### February 4 3:00pm, BRH 208

Rick Luttmann (Sonoma State)

• Title:
Carmichael Numbers
• Abstract:
Carmichael Numbers are composite counterexamples to the converse of Fermat's "Little Theorem". I will explain and prove the Fermat theorem, then consider its converse and why it's false. There is quite a bit known about Carmichael Numbers. It was only a quarter-century ago that it was determined there are infinitely many.

### March 4 3:00pm, BRH 208

Jay Cummings, Quin Darcy and Morgan Throckmorton (Sacramento State)
Natalie Hobson, Drew Horton, Keith Rhodewalt, and Ry Ulmer-Strack (Sonoma State)

• Title:
Counting Pseudo Progressions
• Abstract:
Arithmetic progressions are sequences of numbers in which each consecutive term differ by the same constant. If we allow for more than one common difference between consecutive terms, then the progression is called a pseudo progression; if we allow up to m common differences, then it is called an $m$-pseudo progression. We will explore how to count the number of pseudo progressions in the set $\{1,2,\dots,n\}$, and discuss the applications of this to future work in Ramsey theory.

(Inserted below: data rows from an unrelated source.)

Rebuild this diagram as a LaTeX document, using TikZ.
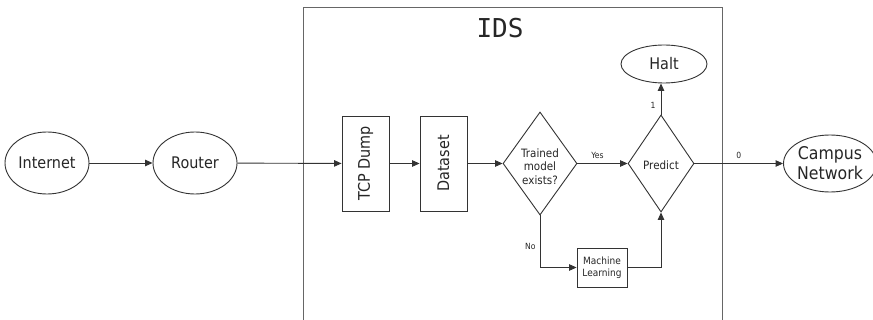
\documentclass[tikz,border=0pt]{standalone}
\usepackage{fontspec}
\setmainfont{DejaVu Sans}[FakeStretch=0.9]
\newfontfamily\idsfont{DejaVu Sans Mono}
\usetikzlibrary{shapes.geometric,arrows.meta}

% font size with an explicit line distance
\newcommand{\fsz}[2]{\fontsize{#1}{#2}\selectfont}
\newcommand{\fs}[1]{\fontsize{#1}{#1}\selectfont}

\tikzset{
  x=1pt, y=-1pt,
  every node/.style={inner sep=0pt, text=black!85},
  line/.style={draw=black!80, line width=0.9pt},
  flow/.style={line, -{Triangle[length=7.5pt,width=6.5pt]}},
  oval/.style={ellipse, line},
  block/.style={rectangle, line},
  decision/.style={diamond, line},
  lbl/.style={font=\fs{8.5}},
}

\begin{document}
\begin{tikzpicture}
  \useasboundingbox (0,0) rectangle (873,320);
  \fill[white] (0,0) rectangle (873,320);

  % IDS enclosure (open at the bottom)
  \draw[draw=black!60, line width=0.9pt] (303,320) -- (303,7) -- (722,7) -- (722,320);
  \node (ids) at (500,28) {\idsfont\fs{26}IDS};

  % outside nodes
  \node[oval, minimum width=84pt, minimum height=62pt] (inet) at (47,163) {\fs{16}Internet};
  \node[oval, minimum width=84pt, minimum height=62pt] (router) at (195,163) {\fs{16}Router};
  \node[oval, minimum width=84pt, minimum height=57pt, align=center,
        font=\fsz{17.5}{20}] (campus) at (830,163.5) {Campus\\Network};

  % IDS pipeline
  \node[block, minimum width=47pt, minimum height=95pt,
        label={[rotate=90, font=\fs{16}]center:TCP Dump}] (tcp) at (365.5,163.5) {};
  \node[block, minimum width=47pt, minimum height=95pt,
        label={[rotate=90, font=\fs{16}]center:Dataset}] (data) at (443.5,163.5) {};
  \node[decision, minimum width=74pt, minimum height=103pt,
        label={[align=center, font=\fsz{11.5}{13.5}, yshift=-3pt]center:Trained\\model\\exists?}]
        (d1) at (540,163.5) {};
  \node[decision, minimum width=66pt, minimum height=97pt,
        label={[font=\fs{11.5}, yshift=-2pt]center:Predict}] (pred) at (661,163.5) {};
  \node[oval, minimum width=86pt, minimum height=38pt] (halt) at (664,64) {\fs{16}Halt};
  \node[block, minimum width=50pt, minimum height=39pt, align=center, font=\fsz{10}{11.5}]
        (ml) at (602,267.5) {Machine\\Learning};

  % connectors
  \draw[flow] (inet) -- (router);
  \draw[flow] (router) -- (tcp);
  \draw[flow] (tcp) -- (data);
  \draw[flow] (data) -- (d1);
  \draw[flow] (d1.east) -- node[lbl, above=4pt, pos=0.4] {Yes} (pred.west);
  \draw[flow] (d1.south) -- node[lbl, left=4pt, pos=0.6] {No} (d1.south |- ml.west) -- (ml.west);
  \draw[flow] (ml.east) -| (pred.south);
  \draw[flow] (pred.north) -- node[lbl, left=5pt, pos=0.3] {1} (pred.north |- halt.south);
  \draw[flow] (pred.east) -- node[lbl, above=4pt, pos=0.5] {0} (campus.west);
\end{tikzpicture}
\end{document}
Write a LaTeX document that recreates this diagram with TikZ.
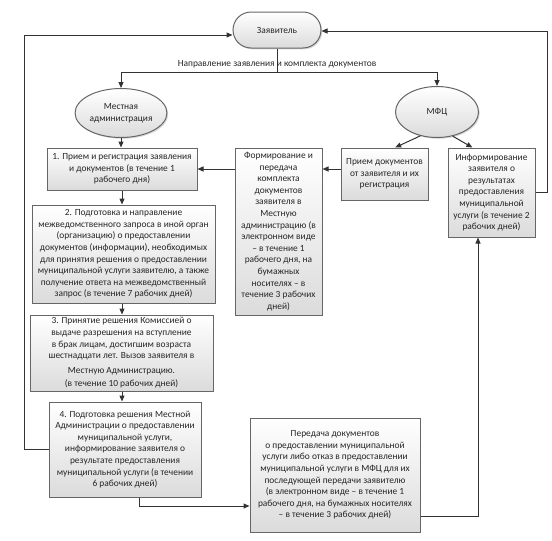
\documentclass[tikz,border=0pt]{standalone}
\usepackage{fontspec}
\setmainfont{Carlito}
\usepackage{xcolor}
\usepackage{tikz}
\usetikzlibrary{positioning}
\usetikzlibrary{arrows.meta,shapes.geometric,shadows}
\colorlet{box edge}{black!60}
\colorlet{box area}{black!14}
\colorlet{link line}{black!80}
\tikzset{block/.style={draw=box edge, line width=1pt, top color=white, bottom color=box area,
        drop shadow={shadow xshift=1.3pt, shadow yshift=-1.3pt, opacity=0.3},
        align=center, inner sep=1pt, text=black!85, font=\fontsize{9.4}{11.6}\selectfont},
    oval/.style={block, ellipse},
    link/.style={draw=link line, line width=1pt, -{Triangle[length=6pt,width=5pt]}}}

\begin{document}
\begin{tikzpicture}[x=1pt, y=-1pt]
    \useasboundingbox (0,0) rectangle (552,541);
    \node[block, rounded corners=18pt, minimum width=88pt, minimum height=36pt] (zayav) at (277,30) {Заявитель};
    \node[oval, minimum width=80pt, minimum height=49pt] (mestadm) at (121,113) {Местная\\администрация};
    \node[oval, minimum width=83pt, minimum height=51pt] (mfc) at (437,112) {МФЦ};

    \node[block, minimum width=150pt, minimum height=42pt] (box1) at (122,169)
        {1. Прием и регистрация заявления\\и документов (в течение 1\\рабочего дня)};
    \node[block, minimum width=183pt, minimum height=98pt] (box2) at (123.5,254)
        {2. Подготовка и направление\\межведомственного запроса в иной орган\\(организацию) о предоставлении\\документов (информации), необходимых\\для принятия решения о предоставлении\\муниципальной услуги заявителю, а также\\получение ответа на межведомственный\\запрос (в течение 7 рабочих дней)};
    \node[block, minimum width=183pt, minimum height=76pt] (box3) at (121.5,353)
        {3. Принятие решения Комиссией о\\выдаче разрешения на вступление\\в брак лицам, достигшим возраста\\шестнадцати лет. Вызов заявителя в\\[3pt]Местную Администрацию.\\[2pt](в течение 10 рабочих дней)};
    \node[block, minimum width=152pt, minimum height=95pt] (box4) at (125,449.5)
        {4. Подготовка решения Местной\\Администрации о предоставлении\\муниципальной услуги,\\информирование заявителя о\\результате предоставления\\муниципальной услуги (в течении\\6 рабочих дней)};

    \node[block, minimum width=87pt, minimum height=167pt] (form) at (278.5,231.5)
        {Формирование и\\передача\\комплекта\\документов\\заявителя в\\Местную\\администрацию (в\\электронном виде\\– в течение 1\\рабочего дня, на\\бумажных\\носителях – в\\течение 3 рабочих\\дней)};
    \node[block, minimum width=87pt, minimum height=52pt] (priem) at (384.5,174)
        {Прием документов\\от заявителя и их\\регистрация};
    \node[block, minimum width=87pt, minimum height=89pt] (inform) at (491.5,192.5)
        {Информирование\\заявителя о\\результатах\\предоставления\\муниципальной\\услуги (в течение 2\\рабочих дней)};
    \node[block, minimum width=170pt, minimum height=114pt] (pered) at (335,475)
        {Передача документов\\о предоставлении муниципальной\\услуги либо отказ в предоставлении\\муниципальной услуги в МФЦ для их\\последующей передачи заявителю\\(в электронном виде – в течение 1\\рабочего дня, на бумажных носителях\\– в течение 3 рабочих дней)};

    \coordinate (split) at (277,72);
    \coordinate (nw) at (24,35);
    \coordinate (ne) at (547,31);
    \coordinate (b4) at (139,506);
    \coordinate (b5) at (478,516);

    \draw[draw=link line, line width=1pt] (zayav.south) -- (split)
        node[above, font=\fontsize{9.4}{11}\selectfont, text=black!85] {Направление заявления и комплекта документов};
    \draw[link] (split) -| (mestadm.north);
    \draw[link] (split) -| (mfc.north);
    \draw[link] (mestadm.south) -- (mestadm.south |- box1.north);
    \draw[link] (box1.south) -- (box1.south |- box2.north);
    \draw[link] (box1.south |- box2.south) -- (box1.south |- box3.north);
    \draw[link] (box1.south |- box3.south) -- (box1.south |- box4.north);
    \draw[link] (box1.east -| form.west) -- (box1.east);
    \draw[link] (priem.west |- box1.east) -- (form.east |- box1.east);
    \draw[link] (mfc.235) -- (priem.68);
    \draw[link] (mfc.303) -- (inform.113);
    \draw[link] (box4.west) -| (nw) -- (nw -| zayav.west);
    \draw[link] (inform.east) -| (ne) -- (ne -| zayav.east);
    \draw[link] (box4.south -| b4) -- (b4) -- (b4 -| pered.west);
    \draw[link] (b5 -| pered.east) -- (b5) -- (b5 |- inform.south);
\end{tikzpicture}
\end{document}
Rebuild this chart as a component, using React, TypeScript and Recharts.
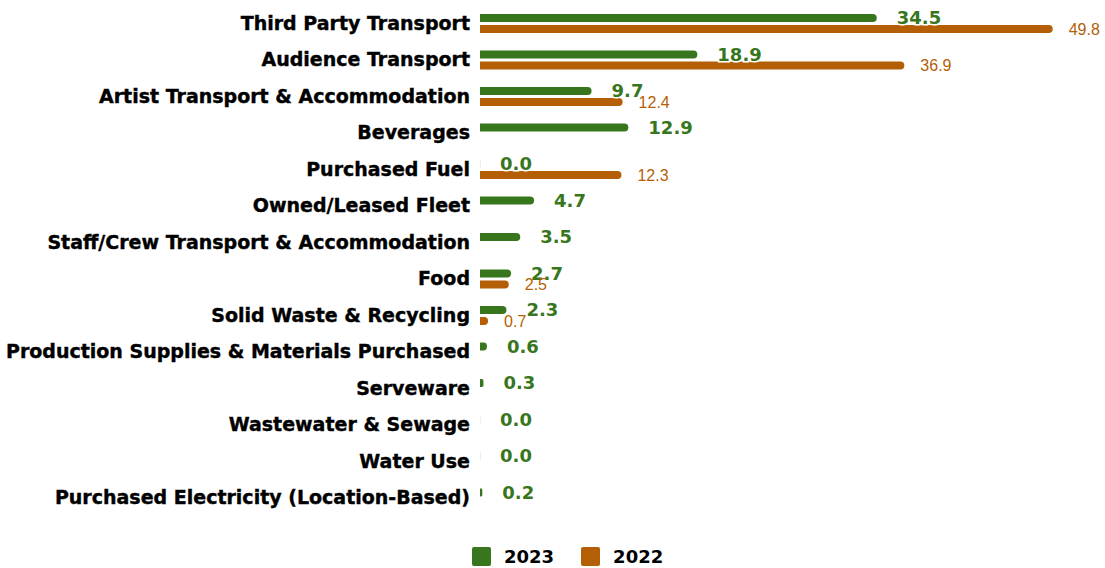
import React from 'react';
import { BarChart, Bar, XAxis, YAxis, Legend, LabelList } from 'recharts';

const categories = [
  'Third Party Transport',
  'Audience Transport',
  'Artist Transport & Accommodation',
  'Beverages',
  'Purchased Fuel',
  'Owned/Leased Fleet',
  'Staff/Crew Transport & Accommodation',
  'Food',
  'Solid Waste & Recycling',
  'Production Supplies & Materials Purchased',
  'Serveware',
  'Wastewater & Sewage',
  'Water Use',
  'Purchased Electricity (Location-Based)',
];

const values2023 = [34.5, 18.9, 9.7, 12.9, 0.0, 4.7, 3.5, 2.7, 2.3, 0.6, 0.3, 0.0, 0.0, 0.2];
const values2022 = [49.8, 36.9, 12.4, null, 12.3, null, null, 2.5, 0.7, null, null, null, null, null];

const legendOrder = ['2023', '2022'];

const GREEN = '#38761d';
const ORANGE = '#b45f06';
const BOLD_FONT = '"DejaVu Sans", sans-serif';

const chartData = categories.map((name, i) => ({
  name,
  y2023: values2023[i],
  y2022: values2022[i],
}));

const fmt = (v: any) => (v === null || v === undefined ? '' : Number(v).toFixed(1));

// zero values still need a (invisible) bar so the "0.0" label gets drawn
const zeroMin = (v: any) => (v === 0 ? 0.1 : 0);

const LegendContent = (props: any) => {
  const items = [...(props.payload || [])].sort(
    (a: any, b: any) => legendOrder.indexOf(a.value) - legendOrder.indexOf(b.value)
  );
  return (
    <div style={{ display: 'flex', justifyContent: 'flex-start', alignItems: 'center', gap: 27, paddingLeft: 472 }}>
      {items.map((entry: any) => (
        <div key={entry.value} style={{ display: 'flex', alignItems: 'center', gap: 13 }}>
          <span style={{ width: 19, height: 19, borderRadius: 2, background: entry.color, display: 'inline-block' }} />
          <span style={{ fontFamily: BOLD_FONT, fontWeight: 'bold', fontSize: 18, color: '#000' }}>{entry.value}</span>
        </div>
      ))}
    </div>
  );
};

export default function App() {
  return (
    <div style={{ position: 'absolute', left: 0, top: 0, background: '#fff' }}>
      <BarChart
        width={1105}
        height={568}
        data={chartData}
        layout="vertical"
        margin={{ top: 5, right: 50, left: 0, bottom: 31 }}
        barSize={8}
        barGap={3}
      >
        <XAxis type="number" domain={[0, 50]} hide />
        <YAxis
          type="category"
          dataKey="name"
          width={480}
          interval={0}
          axisLine={false}
          tickLine={false}
          tickMargin={4}
          tick={{ fill: '#000', fontSize: 19, fontWeight: 'bold', fontFamily: BOLD_FONT, stroke: '#000', strokeWidth: 0.4 }}
        />
        <Legend
          verticalAlign="bottom"
          content={<LegendContent />}
          wrapperStyle={{ top: 546, bottom: 'auto', left: 0, width: 1105 }}
        />
        <Bar dataKey="y2023" name="2023" fill={GREEN} radius={[0, 4, 4, 0]} minPointSize={zeroMin} isAnimationActive={false}>
          <LabelList
            dataKey="y2023"
            position="right"
            offset={20}
            formatter={fmt}
            style={{
              fill: GREEN,
              fontSize: 18,
              fontWeight: 'bold',
              fontFamily: BOLD_FONT,
              stroke: '#fff',
              strokeWidth: 3,
              paintOrder: 'stroke',
            }}
          />
        </Bar>
        <Bar dataKey="y2022" name="2022" fill={ORANGE} radius={[0, 4, 4, 0]} isAnimationActive={false}>
          <LabelList
            dataKey="y2022"
            position="right"
            offset={16}
            formatter={fmt}
            style={{ fill: ORANGE, fontSize: 16, fontFamily: '"Liberation Sans", Arial, sans-serif' }}
          />
        </Bar>
      </BarChart>
    </div>
  );
}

### April 22 3:00pm, BRH 208

Morgan Throckmorton (Sacramento State)

• Title:
Coloring the Integers: Pseudo Progressions and Ramsey Theory
• Abstract:
Van der Waerden's theorem states that if you color the integers $r$ distinct colors, there exists a least positive integer $n$ for which every coloring of $\{1,2,...,n\}$ contains a $k$-term monochromatic arithmetic progression. For our research, we expand on the definition of an arithmetic progression and define what we call an $m$-pseudo progression. We then use the idea behind this theorem to study our own van der Waerden-like numbers by looking for pseudo progressions. In this talk, I will introduce the basic idea behind our research and then further explain how we are using integer partitions and other methods to find these values.